Matt Hegarty|Feb 20, 2013

The Maryland Racing Commission on Tuesday voted to endorse a proposed set of medication rules that are being pushed by a handful of national and regional racing organizations seeking to align the rulebooks in all 38 U.S. racing jurisdictions.

The vote is the second in the last three weeks by a racing state to endorse the rules, which would put in place new restrictions on the use of several popular drugs and ban the administration of all but 24 medications. Massachusetts endorsed the rules in late January, and similar efforts are expected to be launched in racing states in the Mid-Atlantic in the next several months.

Alan Foreman, chief executive officer of the National Thoroughbred Horsemen’s Association, said Wednesday that officials representing regulators, horsemen, and tracks in Virginia, West Virginia, Pennsylvania, Delaware, New Jersey, New York, and Illinois have given a deadline of March 1 to pledge to work toward the implementation of the rules.

“I am relatively confident everyone will commit,” Foreman said.

Following the endorsement, the Maryland Racing Commission is expected to spend the next year modifying its existing rules to conform to the proposed regulations. Other states will have to go through the same process before the rules can go into effect, sometimes by addressing the rules piecemeal.

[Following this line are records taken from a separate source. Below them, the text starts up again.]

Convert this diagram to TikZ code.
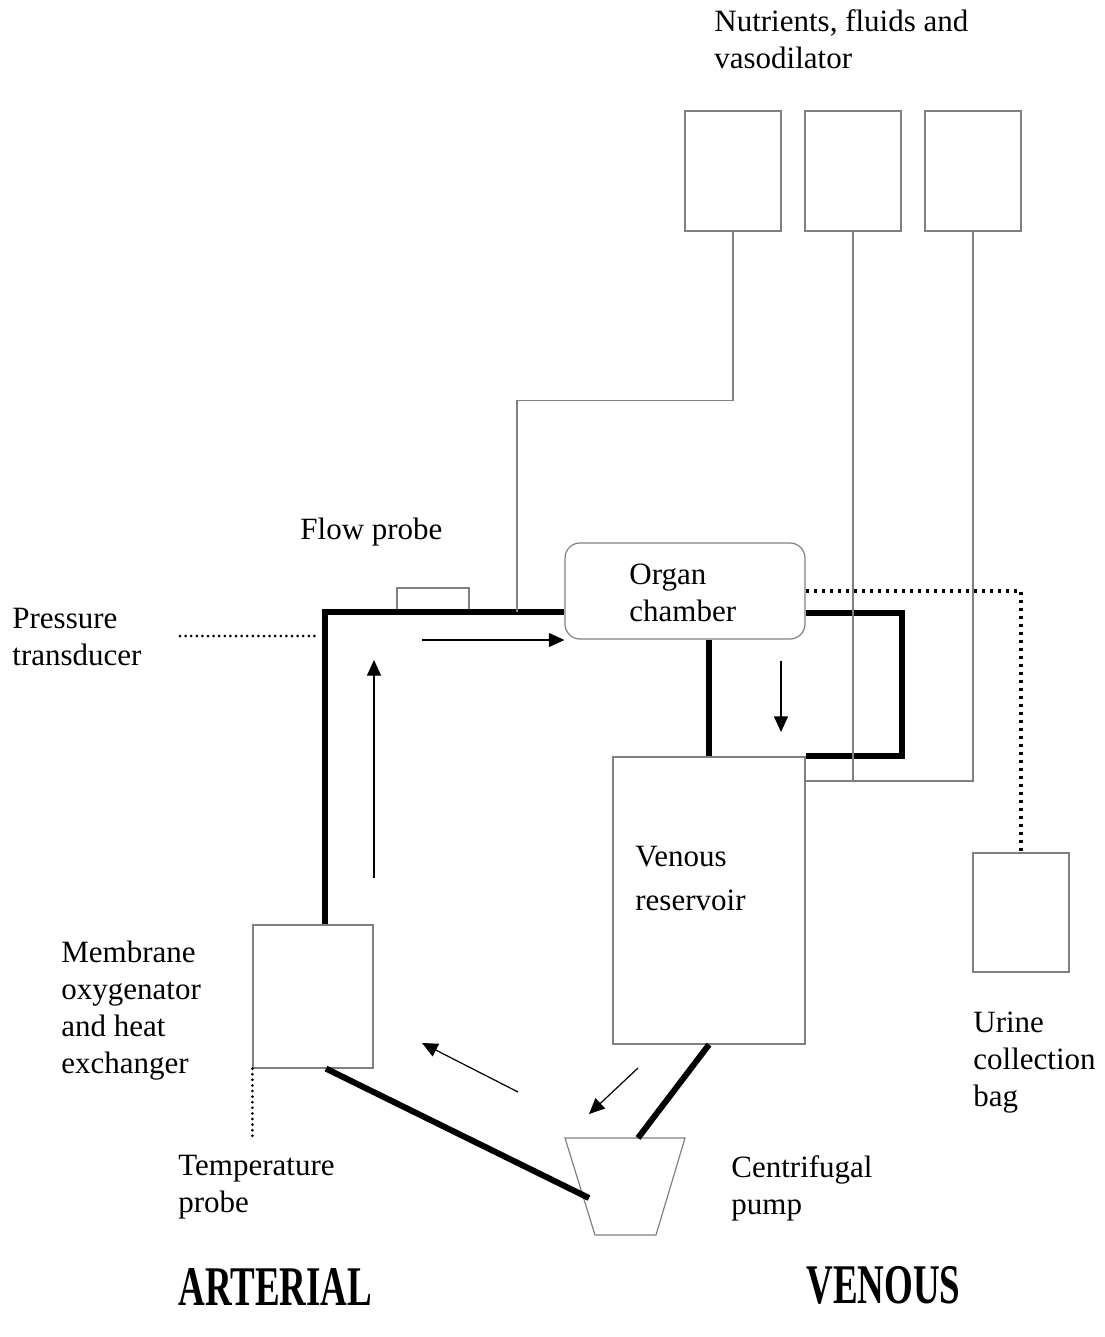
\documentclass[tikz,border=0pt]{standalone}
\usepackage{fontspec}
\setmainfont{Liberation Serif}
\usepackage{graphicx}
\usetikzlibrary{arrows.meta,calc}

\begin{document}
\begin{tikzpicture}[x=0.5pt,y=-0.5pt,
  box/.style={draw=gray,line width=0.6pt,inner sep=0pt},
  tube/.style={line width=3pt},
  feed/.style={draw=gray,line width=0.7pt},
  flow/.style={line width=0.6pt,-{Triangle[length=7.8pt,width=7pt]}},
  probeline/.style={line width=1.5pt,line cap=round,dash pattern=on 0pt off 2.8pt},
  drain/.style={line width=1.6pt,dash pattern=on 1.6pt off 2.4pt},
  lbl/.style={anchor=north west,inner sep=0pt,align=left,font=\fontsize{15.5}{18.5}\selectfont},
  side/.style={anchor=base west,inner sep=0pt}]
\useasboundingbox (0,0) rectangle (1104,1337);

% bags for nutrients, fluids and vasodilator
\node[box,minimum width=48pt,minimum height=60pt] (bag1) at (733,171) {};
\node[box,minimum width=48pt,minimum height=60pt] (bag2) at (853,171) {};
\node[box,minimum width=48pt,minimum height=60pt] (bag3) at (973,171) {};

\node[box,rounded corners=7.5pt,minimum width=120pt,minimum height=48pt] (organ) at (685,591) {};
\node[box,minimum width=96pt,minimum height=143.5pt] (res) at (709,900.5) {};
\node[box,minimum width=48pt,minimum height=59.5pt] (urine) at (1021,912.5) {};
\node[box,minimum width=60pt,minimum height=71.5pt] (oxy) at (313,996.5) {};
\node[box,minimum width=36pt,minimum height=12pt] (flowp) at (433,600) {};

% centrifugal pump
\coordinate (ptl) at (565,1138);
\coordinate (ptr) at (685,1138);
\coordinate (pbr) at (656,1235);
\coordinate (pbl) at (595,1235);
\draw[gray,line width=0.6pt] (ptl) -- (ptr) -- (pbr) -- (pbl) -- cycle;
\coordinate (pumpin) at (638,1138);
\coordinate (pumpout) at (589,1198);

% blood circuit
\draw[tube] ([xshift=6pt]oxy.north) |- ([yshift=-10.5pt]organ.west);
\draw[tube] (organ.south -| res.north) -- (res.north);
\draw[tube] ([yshift=-11pt]organ.east) -- ++(96,0) |- (res.north east);
\draw[tube] (res.south) -- (pumpin);
\draw[tube] ([xshift=6.5pt]oxy.south) -- (pumpout);

% infusion lines
\coordinate (feedin) at (517,612);
\coordinate (resin) at (res.east |- 0,781);
\draw[feed] (bag1.south) -- ++(0,169) -| (feedin);
\draw[feed] (bag2.south) |- (resin);
\draw[feed] (bag3.south) |- (resin);

% probes and drain
\coordinate (ptx) at (180,636);
\draw[probeline] (ptx) -- (318,636);
\draw[probeline] (oxy.south west) -- ++(0,70);
\draw[drain] (organ.east) -| (urine.north);

% direction of flow
\draw[flow] (422,640) -- (organ.west |- 0,640);
\draw[flow] (374,878) -- (374,660);
\draw[flow] (781,661) -- (781,732);
\draw[flow] (518,1092) -- (422,1043);
\draw[flow] (638,1068) -- (589,1114);

% labels
\node[lbl] (nutr) at (714,9) {Nutrients, fluids and\\vasodilator};
\node[lbl] (flowlbl) at (300,518) {Flow probe};
\node[lbl] (press) at (12,608) {Pressure\\transducer};
\node[lbl] (organlbl) at (629,564) {Organ\\chamber};
\node[lbl] (reslbl) at (635,846) {Venous\\[3.5pt]reservoir};
\node[lbl] (oxylbl) at (61,941) {Membrane\\oxygenator\\and heat\\exchanger};
\node[lbl] (templbl) at (178,1155) {Temperature\\probe};
\node[lbl] (pumplbl) at (731,1155) {Centrifugal\\pump};
\node[lbl] (urinelbl) at (973,1012) {Urine\\collection\\bag};
\node[side] (art) at (178,1305) {\scalebox{0.66}[1]{\fontsize{28}{28}\selectfont\bfseries ARTERIAL}};
\node[side] (ven) at (806,1303) {\scalebox{0.66}[1]{\fontsize{28}{28}\selectfont\bfseries VENOUS}};
\end{tikzpicture}
\end{document}
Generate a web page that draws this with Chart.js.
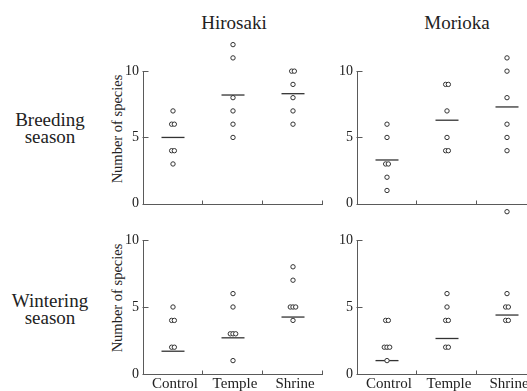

“Every state is going to have its own issues,” Foreman said.

For example, in West Virginia, rules have to be changed by statute, whereas many other states can modify rules at the commission level.
While racing organizations have been working for several years to put in place uniform rules, the effort has picked up steam in the past year as more organizations began contributing to the drive.

New York has already passed many of the rules endorsed by the organizations, following the release last fall of a report analyzing a spate of racing deaths at Aqueduct racetrack in Queens from late 2011 to 2012. Foreman was on the task force that prepared the report.

The proposed rules would ban all raceday medications but the anti-bleeding drug furosemide, which is legal to administer on raceday in every U.S. racing jurisdiction. However, three other states – Maryland, Louisiana, and Virginia – allow for the raceday administration of so-called “adjunct bleeder medications.” Under the new rules, those states would have to pass rules banning the adjuncts.

The rules provide for the legal administration of 24 drugs commonly used for therapeutic purposes or to treat injuries, including phenylbutazone, a painkiller, and corticosteroids, which are anti-inflammatories used to treat soreness in joints. The rules include withdrawal times to guide horsemen on when the drugs can be administered in order to avoid a positive on race day.